The annual average after-inflation (real) equity return in the UK has been around seven per cent, giving a compound after-inflation return of five per cent with a risk of 20 per cent. Statistically speaking, we can be 95 per cent confident that the true average annual equity return falls within the range of 3.3 per cent to 10.5 per cent, but no more precise than that!
To put it in weather terms, statistics going back to 1980 show that the average temperature in Newquay, Cornwall is 18.5° at 3pm on August 1, with a standard deviation of around 1.7°. Therefore, statistically, we can only be 95 per cent certain that the true average falls within a range of 17.9° to 19.1°.
Comparing the performance of short-dated high quality global bonds with global developed market equities shows that returns fall within an average range, +/- 20 per cent for equities and +/- 5 per cent for bonds.

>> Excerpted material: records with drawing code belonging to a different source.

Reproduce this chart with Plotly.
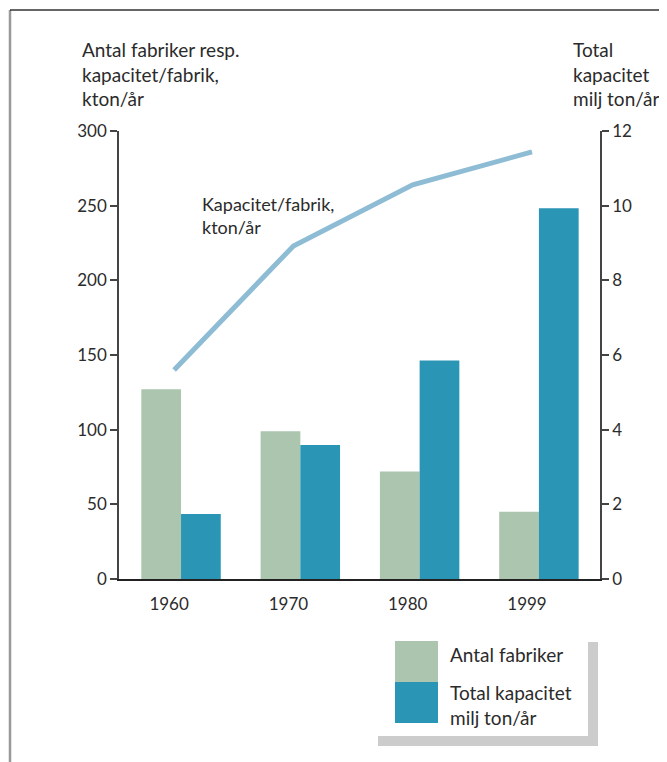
import plotly.graph_objects as go

years = ["1960", "1970", "1980", "1999"]
antal_fabriker = [127, 99, 72, 45]
total_kapacitet = [1.74, 3.59, 5.85, 9.93]
kapacitet_per_fabrik = [140, 223, 264, 286]
left_ticks = [0, 50, 100, 150, 200, 250, 300]
right_ticks = [0, 2, 4, 6, 8, 10, 12]

GREEN = "#abc5ae"
BLUE = "#2a95b5"
LINE = "#8dbcd4"
TEXT = "#2b2b2b"
FONT = "Lato"

OFF = 8  # page body margin
W, H = 667 - OFF, 762 - OFF
# plot area in page pixels: x 119..600, y 131..579
PL, PR, PT, PB = 119, 600, 131, 579
L = PL - OFF
T = PT - OFF
PW, PH = PR - PL, PB - PT
R = W - L - PW
B = H - T - PH


def px(x):
    return (x - PL) / PW


def py(y):
    return (PB - y) / PH


xpos = list(range(len(years)))
BW = 0.333
LINE_SHIFT = 0.058
LABEL_SHIFT = 0.1

fig = go.Figure()
fig.add_trace(go.Bar(x=xpos, y=antal_fabriker, width=BW, offset=-BW,
                     marker=dict(color=GREEN, line=dict(width=0)),
                     name="Antal fabriker", yaxis="y"))
fig.add_trace(go.Bar(x=xpos, y=total_kapacitet, width=BW, offset=0,
                     marker=dict(color=BLUE, line=dict(width=0)),
                     name="Total kapacitet", yaxis="y2"))
fig.add_trace(go.Scatter(x=[i - LINE_SHIFT for i in xpos], y=kapacitet_per_fabrik,
                         mode="lines", line=dict(color=LINE, width=5),
                         yaxis="y", name="Kapacitet/fabrik"))

axis_common = dict(showgrid=False, zeroline=False, showline=True,
                   linecolor="#444", linewidth=1.5, ticks="outside",
                   ticklen=7, tickwidth=1.5, tickcolor="#444",
                   tickfont=dict(family=FONT, size=17, color=TEXT))

fig.update_layout(
    width=W, height=H,
    margin=dict(l=L, r=R, t=T, b=B, pad=0),
    paper_bgcolor="white", plot_bgcolor="white",
    showlegend=False,
    barmode="overlay",
    font=dict(family=FONT, color=TEXT),
    xaxis=dict(range=[-0.52, 3.512],
               tickvals=[i - LABEL_SHIFT for i in xpos], ticktext=years,
               showgrid=False, zeroline=False, showline=True,
               linecolor="#222", linewidth=1.5, ticks="",
               ticklabelstandoff=9,
               tickfont=dict(family=FONT, size=17, color=TEXT)),
    yaxis=dict(range=[0, 300], tickvals=left_ticks, **axis_common),
    yaxis2=dict(range=[0, 12], tickvals=right_ticks, overlaying="y",
                side="right", **axis_common),
)

# frame lines
fig.add_shape(type="line", xref="paper", yref="paper",
              x0=px(10), x1=px(10), y0=py(10), y1=py(780),
              line=dict(color="#999", width=2.5))
fig.add_shape(type="line", xref="paper", yref="paper",
              x0=px(10), x1=px(700), y0=py(10), y1=py(10),
              line=dict(color="#333", width=1.5))

# axis titles
fig.add_annotation(xref="paper", yref="paper", x=px(80), y=py(36),
                   xanchor="left", yanchor="top", align="left", showarrow=False,
                   text="Antal fabriker resp.<br>kapacitet/fabrik,<br>kton/år",
                   font=dict(family=FONT, size=19, color=TEXT))
fig.add_annotation(xref="paper", yref="paper", x=px(571), y=py(36),
                   xanchor="left", yanchor="top", align="left", showarrow=False,
                   text="Total<br>kapacitet<br>milj ton/år",
                   font=dict(family=FONT, size=19, color=TEXT))
fig.add_annotation(xref="paper", yref="paper", x=px(200), y=py(191),
                   xanchor="left", yanchor="top", align="left", showarrow=False,
                   text="Kapacitet/fabrik,<br>kton/år",
                   font=dict(family=FONT, size=18, color=TEXT))

# legend box with shadow
fig.add_shape(type="rect", xref="paper", yref="paper",
              x0=px(378), x1=px(598), y0=py(746), y1=py(642),
              fillcolor="#cccccc", line=dict(width=0), layer="below")
fig.add_shape(type="rect", xref="paper", yref="paper",
              x0=px(370), x1=px(588), y0=py(736), y1=py(630),
              fillcolor="white", line=dict(width=0), layer="below")
fig.add_shape(type="rect", xref="paper", yref="paper",
              x0=px(395), x1=px(438), y0=py(682), y1=py(641),
              fillcolor=GREEN, line=dict(width=0))
fig.add_shape(type="rect", xref="paper", yref="paper",
              x0=px(395), x1=px(438), y0=py(723), y1=py(682),
              fillcolor=BLUE, line=dict(width=0))
fig.add_annotation(xref="paper", yref="paper", x=px(448), y=py(641),
                   xanchor="left", yanchor="top", align="left", showarrow=False,
                   text="Antal fabriker",
                   font=dict(family=FONT, size=19, color=TEXT))
fig.add_annotation(xref="paper", yref="paper", x=px(448), y=py(679),
                   xanchor="left", yanchor="top", align="left", showarrow=False,
                   text="Total kapacitet<br>milj ton/år",
                   font=dict(family=FONT, size=19, color=TEXT))

fig.write_html("out.html")
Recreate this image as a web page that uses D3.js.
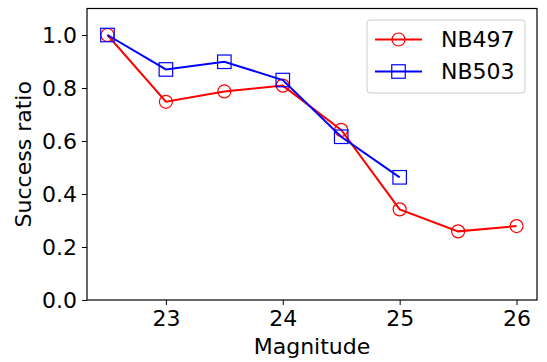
<!DOCTYPE html>
<html><head><meta charset="utf-8">
<script src="https://cdn.jsdelivr.net/npm/d3@7"></script>
<style>body{margin:0;background:#fff}svg{display:block}text{font-family:"DejaVu Sans",sans-serif}</style>
</head><body>
<script>
const magsA = [22.5, 23, 23.5, 24, 24.5, 25, 25.5, 26];
const nb497 = [1.0, 0.748, 0.787, 0.809, 0.642, 0.342, 0.259, 0.279];
const magsB = [22.5, 23, 23.5, 24, 24.5, 25];
const nb503 = [1.0, 0.870, 0.899, 0.830, 0.616, 0.463];
const xTicks = [23, 24, 25, 26];
const yTicks = [0.0, 0.2, 0.4, 0.6, 0.8, 1.0];
const seriesNames = ["NB497", "NB503"];

const W = 547, H = 362;
const L = 87, R = 537, T = 8.5, B = 300;
const FS = 22;
const svg = d3.select("body").append("svg").attr("width", W).attr("height", H);
const x = d3.scaleLinear().domain([22.325, 26.175]).range([L, R]);
const y = d3.scaleLinear().domain([0, 1.1]).range([B, T]);

const xAxis = svg.append("g").attr("transform", `translate(0,${B})`)
  .call(d3.axisBottom(x).tickValues(xTicks).tickFormat(d3.format("d")).tickSize(5).tickPadding(5));
const yAxis = svg.append("g").attr("transform", `translate(${L},0)`)
  .call(d3.axisLeft(y).tickValues(yTicks).tickFormat(d3.format(".1f")).tickSize(5).tickPadding(5));
[xAxis, yAxis].forEach(g => {
  g.attr("font-size", FS).attr("font-family", "DejaVu Sans");
  g.select(".domain").remove();
  g.selectAll("line").attr("stroke", "#000").attr("stroke-width", 1);
  g.selectAll("text").attr("fill", "#000");
});
svg.append("rect").attr("x", L).attr("y", T).attr("width", R - L).attr("height", B - T)
  .attr("fill", "none").attr("stroke", "#000").attr("stroke-width", 1.2);

const line = d3.line().x(d => x(d[0])).y(d => y(d[1]));
const dA = magsA.map((m, i) => [m, nb497[i]]);
const dB = magsB.map((m, i) => [m, nb503[i]]);

svg.append("path").datum(dA).attr("d", line).attr("fill", "none").attr("stroke", "red").attr("stroke-width", 2);
svg.selectAll(".ca").data(dA).enter().append("circle")
  .attr("cx", d => x(d[0])).attr("cy", d => y(d[1])).attr("r", 6.5)
  .attr("fill", "none").attr("stroke", "red").attr("stroke-width", 1.2);
svg.append("path").datum(dB).attr("d", line).attr("fill", "none").attr("stroke", "blue").attr("stroke-width", 2);
svg.selectAll(".sb").data(dB).enter().append("rect")
  .attr("x", d => x(d[0]) - 6.75).attr("y", d => y(d[1]) - 6.75).attr("width", 13.5).attr("height", 13.5)
  .attr("fill", "none").attr("stroke", "blue").attr("stroke-width", 1.2);

// legend
const lg = svg.append("g");
lg.append("rect").attr("x", 367).attr("y", 20).attr("width", 158).attr("height", 73).attr("rx", 3)
  .attr("fill", "#fff").attr("fill-opacity", 0.8).attr("stroke", "#ccc").attr("stroke-width", 1);
const colors = ["red", "blue"];
seriesNames.forEach((n, i) => {
  const yy = 39.5 + i * 32;
  lg.append("line").attr("x1", 375).attr("x2", 422).attr("y1", yy).attr("y2", yy)
    .attr("stroke", colors[i]).attr("stroke-width", 2);
  if (i === 0) lg.append("circle").attr("cx", 398.5).attr("cy", yy).attr("r", 6.5)
    .attr("fill", "none").attr("stroke", "red").attr("stroke-width", 1.2);
  else lg.append("rect").attr("x", 391.75).attr("y", yy - 6.75).attr("width", 13.5).attr("height", 13.5)
    .attr("fill", "none").attr("stroke", "blue").attr("stroke-width", 1.2);
  lg.append("text").attr("x", 441).attr("y", yy).attr("dy", "0.36em").attr("font-size", FS)
    .attr("fill", "#000").text(n);
});

svg.append("text").attr("x", (L + R) / 2).attr("y", 354).attr("text-anchor", "middle")
  .attr("font-size", FS).text("Magnitude");
svg.append("text").attr("transform", `translate(31,${(T + B) / 2}) rotate(-90)`)
  .attr("text-anchor", "middle").attr("font-size", FS).text("Success ratio");
</script>
</body></html>
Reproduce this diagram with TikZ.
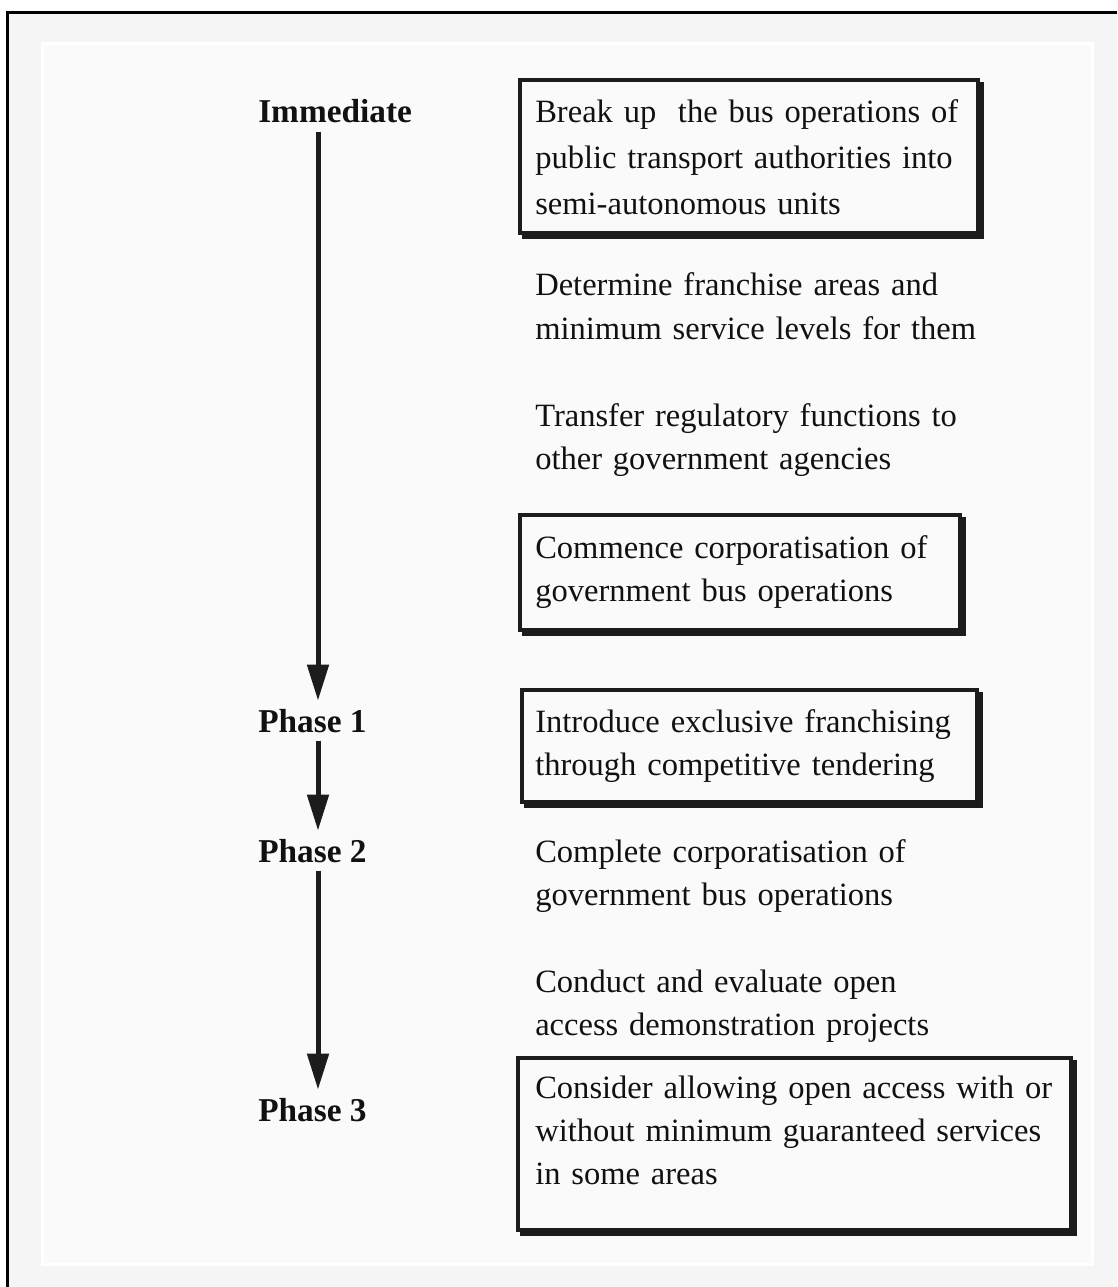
\documentclass[tikz,border=0pt]{standalone}
\usepackage{fontspec}
\setmainfont{Liberation Serif}
\usetikzlibrary{arrows.meta}
\definecolor{outerbg}{HTML}{F5F5F5}
\definecolor{panelbg}{HTML}{FAFAFA}
\definecolor{ink}{HTML}{111111}
\definecolor{dark}{HTML}{1C1C1C}
\begin{document}
\begin{tikzpicture}[x=0.75pt,y=-0.75pt,
  txt/.style={anchor=base west, inner sep=0pt, text width=420pt, align=left, text=ink, font=\fontsize{24.4}{32.5}\selectfont},
  lbl/.style={anchor=base west, inner sep=0pt, text=ink, font=\fontsize{25}{30}\selectfont\bfseries},
  stepbox/.style={draw=dark, line width=3pt, fill=panelbg,
    preaction={draw=dark, fill=dark, line width=3pt, transform canvas={shift={(4,4)}}}},
  timeline/.style={draw=dark, line width=3.75pt, -{Triangle[length=27pt,width=15.75pt]}, shorten <=6pt, shorten >=6pt}
]
\useasboundingbox (0,0) rectangle (1117,1287);
\fill[white] (0,0) rectangle (1117,1287);
\fill[outerbg] (7,13) rectangle (1117,1287);
\draw[black, line width=2.25pt] (7,1287) -- (7,13) -- (1117,13);
\draw[white, line width=2.25pt, fill=panelbg] (42,44) rectangle (1092,1264);

% boxes
\draw[stepbox] (520,80) rectangle (978,233);
\draw[stepbox] (520,515) rectangle (960,630);
\draw[stepbox] (522,690) rectangle (977,802);
\draw[stepbox] (518,1058) rectangle (1071,1230);

% texts
\node[txt, font=\fontsize{24.4}{34.5}\selectfont] (t1) at (535,123) {Break up\ \ the bus operations of\\public transport authorities into\\semi-autonomous units};
\node[txt] (t2) at (535,296) {Determine franchise areas and\\minimum service levels for them};
\node[txt] (t3) at (535,426) {Transfer regulatory functions to\\other government agencies};
\node[txt] (t4) at (535,558) {Commence corporatisation of\\government bus operations};
\node[txt] (t5) at (535,732) {Introduce exclusive franchising\\through competitive tendering};
\node[txt] (t6) at (535,862) {Complete corporatisation of\\government bus operations};
\node[txt] (t7) at (535,992) {Conduct and evaluate open\\access demonstration projects};
\node[txt] (t8) at (535,1098) {Consider allowing open access with or\\without minimum guaranteed services\\in some areas};

% phase labels
\node[lbl] (imm) at (258,123) {Immediate};
\node[lbl] (p1) at (258,732) {Phase 1};
\node[lbl] (p2) at (258,862) {Phase 2};
\node[lbl] (p3) at (258,1121) {Phase 3};
\coordinate (ax) at (318,0);

\draw[timeline] (imm.south -| ax) -- (p1.north -| ax);
\draw[timeline] (p1.south -| ax) -- (p2.north -| ax);
\draw[timeline] (p2.south -| ax) -- (p3.north -| ax);
\end{tikzpicture}
\end{document}
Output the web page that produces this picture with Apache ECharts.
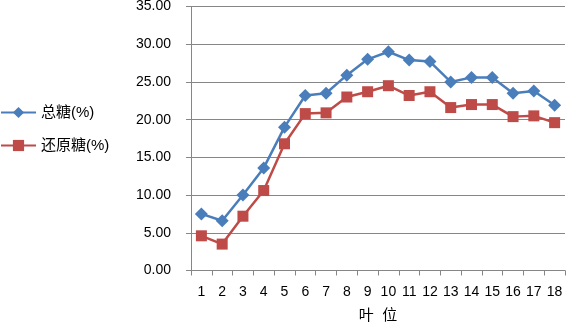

These individual asset class assumptions can then be built into portfolio level expected returns. Like the weather in Cornwall, expected returns come with an average outcome that lacks certainty in its magnitude, and that around this average a wide range of alternative outcomes could occur.
It might be tempting to wonder why one bothers but, like knowing that summers are generally hotter than winters, we know that equities should bring higher returns than bonds because they are riskier. This risk-return relationship provides a useful framework for suitable portfolio construction made up of multiple asset classes.
Don’t get fixated on ‘expected’ returns
If there is any message worth taking away from this, it is not to get fixated on the spurious precision of ‘expected’ returns, as none exists. As with any average, you have a 50 per cent chance of getting higher than the average and 50 per cent chance of getting lower than the average.
Knowing and planning for “what happens if…” is a really important part of the planning process. To put it another way: it’s always a good idea to pack a weatherproof jacket when going on holiday, as the sun does not always shine. Although, on average, it might be expected to do so in Cornwall in August.